En réponse à la requête du Médiateur, la Commission lance une procédure d'infraction contre les autorités autrichiennes, et lui déclare qu'elle ne la clôturera que lorsqu'elle sera convaincue que les mesures nécessaires ont été prises. S'estimant satisfait, le Médiateur clôt son enquête en décembre 2009.

 

Transmettre le litige au Parlement européen

Mais en novembre 2010, nouvelle plainte,  portant maintenant sur la conduite de la procédure d'infraction. La Commission l'ignore. Le Médiateur ouvre une deuxième enquête. Il conclut finalement à une mauvaise administration de cette procédure par les services de la Commission:  rien n'indique qu'elle ait correspondu avec les autorités autrichiennes pendant la période où l'EIE devait être réalisée, le conflit d''intérêt n'a pas été examiné, et les droits des plaignants n'ont pas été respéctés. Le Médiateur transmet en conséquence à la Commission une recommandation lui enjoignant de reconsidérer sa position. Cette recommandation est restée sans suite.
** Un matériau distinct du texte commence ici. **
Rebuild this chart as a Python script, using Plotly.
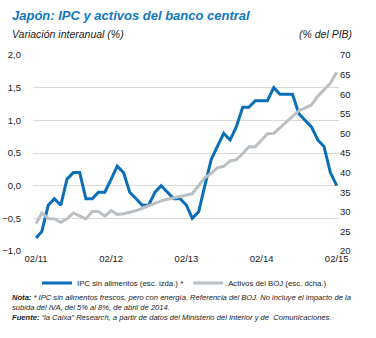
import pandas as pd
import plotly.graph_objects as go

# Monthly data, 02/2011 .. 02/2015
months = pd.date_range("2011-02-01", periods=49, freq="MS")

ipc = [-0.8, -0.7, -0.3, -0.2, -0.3, 0.1, 0.2, 0.2, -0.2, -0.2, -0.1, -0.1,
       0.1, 0.3, 0.2, -0.1, -0.2, -0.3, -0.3, -0.1, 0.0, -0.1, -0.2, -0.2,
       -0.3, -0.5, -0.4, 0.0, 0.4, 0.6, 0.8, 0.7, 0.9, 1.2, 1.2, 1.3,
       1.3, 1.3, 1.5, 1.4, 1.4, 1.4, 1.1, 1.0, 0.9, 0.7, 0.6, 0.2, 0.0]

activos = [27.0, 29.7, 28.3, 28.2, 27.3, 28.2, 29.7, 29.0, 28.2, 30.1, 30.1, 28.9,
           30.3, 29.3, 29.5, 29.9, 30.3, 30.9, 31.6, 32.2, 32.8, 33.2, 33.5, 33.8,
           34.3, 34.6, 36.7, 38.7, 39.8, 41.2, 41.6, 43.0, 43.3, 44.8, 46.6, 46.6,
           48.3, 49.9, 50.0, 51.4, 53.0, 54.3, 55.8, 56.5, 57.3, 59.5, 61.0, 62.8, 65.6]

year_ticks = ["2011-02-01", "2012-02-01", "2013-02-01", "2014-02-01", "2015-02-01"]
year_labels = ["02/11", "02/12", "02/13", "02/14", "02/15"]

BLUE = "#0a6fb8"
GRAY = "#b9bfc3"
TXT = "#1a1a1a"
FONT = "Liberation Sans, Arial, sans-serif"

L, R, T, B = 33, 37, 55, 87
W, H = 376, 338
PW, PH = W - L - R, H - T - B


def px(x):
    return (x - L) / PW


def py(y):
    return (H - B - y) / PH


xr = ["2011-01-17", "2015-02-12"]

fig = go.Figure()
fig.add_trace(go.Scatter(x=months, y=ipc, mode="lines", name="IPC sin alimentos (esc. izda.) *",
                         line=dict(color=BLUE, width=3), xaxis="x", yaxis="y"))
fig.add_trace(go.Scatter(x=months, y=activos, mode="lines", name="Activos del BOJ (esc. dcha.)",
                         line=dict(color=GRAY, width=3), xaxis="x", yaxis="y2"))

fig.update_layout(
    width=W, height=H,
    margin=dict(l=L, r=R, t=T, b=B, autoexpand=False),
    paper_bgcolor="white", plot_bgcolor="white",
    separators=",.",
    font=dict(family=FONT, size=10, color=TXT),
    showlegend=True,
    legend=dict(orientation="h", x=px(37), y=py(283), xanchor="left", yanchor="middle",
                font=dict(family=FONT, size=7.8, color=TXT),
                itemwidth=30, tracegroupgap=0, bgcolor="rgba(0,0,0,0)"),
    xaxis=dict(range=xr, tickvals=year_ticks, ticktext=year_labels, showgrid=False,
               showline=False, ticks="", zeroline=False, automargin=False,
               tickfont=dict(family=FONT, size=9.5, color=TXT)),
    xaxis2=dict(range=xr, overlaying="x", anchor="free", position=1/3, side="top",
                tickvals=year_ticks, showticklabels=False, ticks="outside", ticklen=3,
                tickcolor="#555555", showline=True, linecolor="#555555", linewidth=1,
                showgrid=False, zeroline=False, automargin=False),
    yaxis=dict(range=[-1.0, 2.0], dtick=0.5, tickformat=".1f", showgrid=True,
               gridcolor="#d9d9d9", gridwidth=1, zeroline=False, showline=False,
               ticks="", ticklabelstandoff=11, automargin=False,
               tickfont=dict(family=FONT, size=9.5, color=TXT)),
    yaxis2=dict(range=[20, 70], dtick=5, overlaying="y", side="right", showgrid=False,
                zeroline=False, showline=False, ticks="", automargin=False,
                tickfont=dict(family=FONT, size=9.5, color=TXT)),
)

annotations = [
    dict(text="<b><i>Japón: IPC y activos del banco central</i></b>", x=px(10), y=py(16),
         xanchor="left", yanchor="middle",
         font=dict(family=FONT, size=13, color="#1278c0")),
    dict(text="<i>Variación interanual (%)</i>", x=px(10), y=py(34), xanchor="left", yanchor="middle",
         font=dict(family=FONT, size=10.5, color=TXT)),
    dict(text="<i>(% del PIB)</i>", x=px(354), y=py(34), xanchor="right", yanchor="middle",
         font=dict(family=FONT, size=10.5, color=TXT)),
    dict(text=("<i><b>Nota:</b> * IPC sin alimentos frescos, pero con energía. Referencia del BOJ. "
               "No incluye el impacto de la<br>subida del IVA, del 5% al 8%, de abril de 2014.<br>"
               "<b>Fuente:</b> “la Caixa” Research, a partir de datos del Ministerio del Interior "
               "y de  Comunicaciones.</i>"),
         x=px(10), y=py(291), xanchor="left", yanchor="top", align="left",
         font=dict(family=FONT, size=7.6, color=TXT)),
]
for a in annotations:
    a.update(xref="paper", yref="paper", showarrow=False)
fig.update_layout(annotations=annotations)

fig.write_html("out.html")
Ne disposant d'aucun autre pouvoir de coercition, le Médiateur a décidé de transmettre ce contentieux au Parlement sous la forme d'un rapport spécial. Ce rapport, adopté mardi 12 mars par le Parlement, donne une visibilité publique à un manquement de la Commission et un surcroît de poids politique à la requête de son auteur.

"On est prêt à écouter les citoyens et le Médiateur"
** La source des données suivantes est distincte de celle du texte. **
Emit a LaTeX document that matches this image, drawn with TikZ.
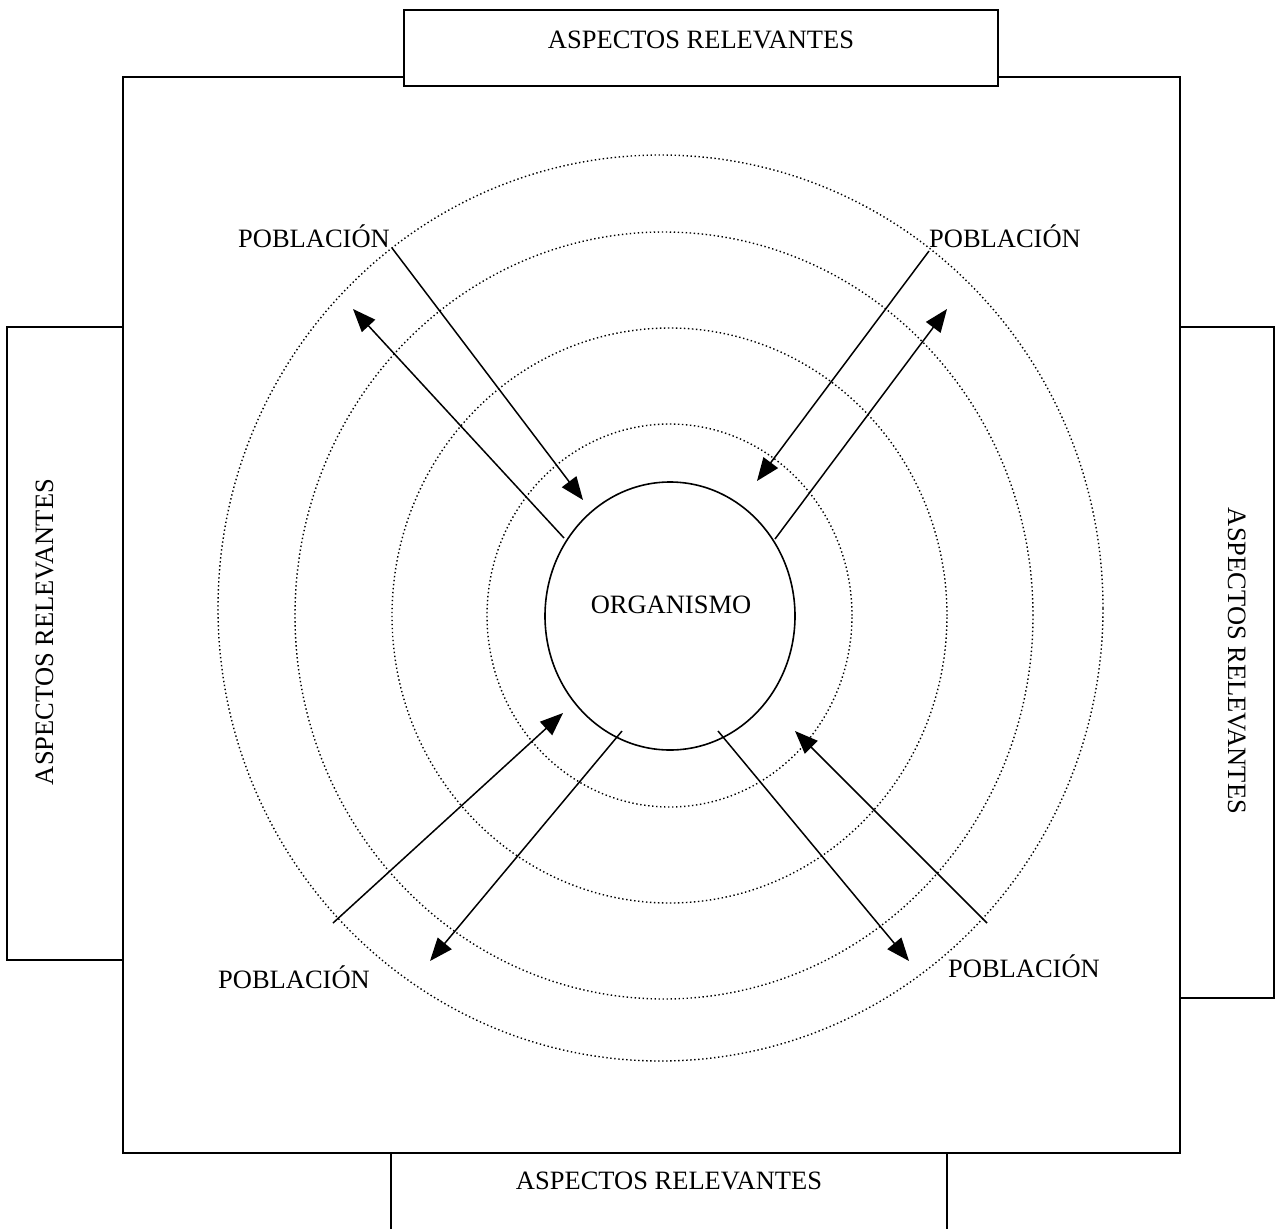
\documentclass[tikz,border=0pt]{standalone}
\usepackage{fontspec}
\setmainfont{Liberation Serif}
\usetikzlibrary{arrows.meta,shapes.geometric}
\begin{document}
\begin{tikzpicture}[x=1pt,y=-1pt,
  lbl/.style={font=\fontsize{26.5}{30}\selectfont, inner sep=0pt, anchor=base},
  frame/.style={draw=black, line width=1.6pt},
  ring/.style={draw=black, line width=1.4pt, dash pattern=on 1.4pt off 2.6pt},
  conn/.style={draw=black, line width=1.5pt},
  tip/.style={-{Triangle[length=23pt,width=18pt]}}]
\useasboundingbox (0,0) rectangle (1276,1229);
\fill[white] (0,0) rectangle (1276,1229);

% main square
\draw[frame] (123,77) rectangle (1180,1153);

% side boxes
\node[frame, fill=white, rectangle, inner sep=0pt, minimum width=594pt, minimum height=76pt] (topbox) at (701,48) {};
\node[frame, fill=white, rectangle, inner sep=0pt, minimum width=116pt, minimum height=633pt] (leftbox) at (65,643.5) {};
\node[frame, fill=white, rectangle, inner sep=0pt, minimum width=94pt, minimum height=671pt] (rightbox) at (1227,662.5) {};
\draw[frame] (391,1229) -- (391,1153) -- (947,1153) -- (947,1229);

\node[lbl] (toptxt) at (701,48) {ASPECTOS RELEVANTES};
\node[lbl] (bottxt) at (669,1189) {ASPECTOS RELEVANTES};
\node[lbl, rotate=90] (lefttxt) at (53,632) {ASPECTOS RELEVANTES};
\node[lbl, rotate=-90] (righttxt) at (1228,661) {ASPECTOS RELEVANTES};

% dotted rings
\draw[ring] (660.5,608) ellipse [x radius=442.5pt, y radius=453pt];
\draw[ring] (664,615.5) ellipse [x radius=369pt, y radius=383.5pt];
\draw[ring] (669.5,615.5) ellipse [x radius=277.5pt, y radius=287.5pt];
\draw[ring] (669.5,615.5) ellipse [x radius=182.5pt, y radius=191.5pt];

% organism
\node[draw=black, line width=1.6pt, ellipse, inner sep=0pt, minimum width=250pt, minimum height=268pt, fill=white] (org) at (670,616) {};
\node[lbl] (orgtxt) at (671,613) {ORGANISMO};

% labels
\node[lbl] (ptl) at (314,247) {POBLACIÓN};
\node[lbl] (ptr) at (1005,247) {POBLACIÓN};
\node[lbl] (pbl) at (294,988) {POBLACIÓN};
\node[lbl] (pbr) at (1024,977) {POBLACIÓN};

% arrow end points
\coordinate (tlA) at (392,248);  \coordinate (tlB) at (583,500);
\coordinate (tlC) at (564,538);  \coordinate (tlD) at (353,309);
\coordinate (trA) at (929,251);  \coordinate (trB) at (757,481);
\coordinate (trC) at (775,539);  \coordinate (trD) at (947,309);
\coordinate (blA) at (333,923);  \coordinate (blB) at (563,713);
\coordinate (blC) at (622,731);  \coordinate (blD) at (430,961);
\coordinate (brA) at (987,923);  \coordinate (brB) at (795,731);
\coordinate (brC) at (718,731);  \coordinate (brD) at (909,961);

\draw[conn, tip] (tlA) -- (tlB);
\draw[conn, tip] (tlC) -- (tlD);
\draw[conn, tip] (trA) -- (trB);
\draw[conn, tip] (trC) -- (trD);
\draw[conn, tip] (blA) -- (blB);
\draw[conn, tip] (blC) -- (blD);
\draw[conn, tip] (brA) -- (brB);
\draw[conn, tip] (brC) -- (brD);
\end{tikzpicture}
\end{document}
En l'adoptant, le Parlement espère inciter la Commission à exécuter ces recommandations et se félicite d'impliquer les citoyens « qui ont le droit de participer aux décisions », a affirmé le rapporteur Margrete Auken, (Verts/AlLE). « Il faut envoyer un signal clair pour montrer qu'on est prêt à écouter les citoyens et le Médiateur », a-t-elle conclu.

Olivia Schmoll

L'arme du rapport spécial

Institué en 1992, par le traité de Maastricht, le Médiateur est élu par le Parlement. Siègeant à Strasbourg, il reçoit et examine les plaintes et mène le cas échéant des enquêtes sur des cas allégués de mauvaise administration dans l'action des institutions européennes. Il dispose principalement de pouvoirs d'enquête pour tenter de régler à l'amiable un litige entre une institution et ses administrés. Ses recommandations n'ont pas de pouvoir contraignant.

En dernier recours, il peut, lorsqu'il n'a pas pu obtenir satisfaction, soumettre un rapport spécial au vote du Parlement.  Le procédé est rarement utilisé: en moyenne une fois par an. Il lui permet d'attirer l'attention de l'opinon sur un cas tout en rendant public son désaccord avec l'administration concernée. L'autorité supplémentaire conférée par l'adoption de ce rapport par le Parlement permet généralement le règlement du contentieux.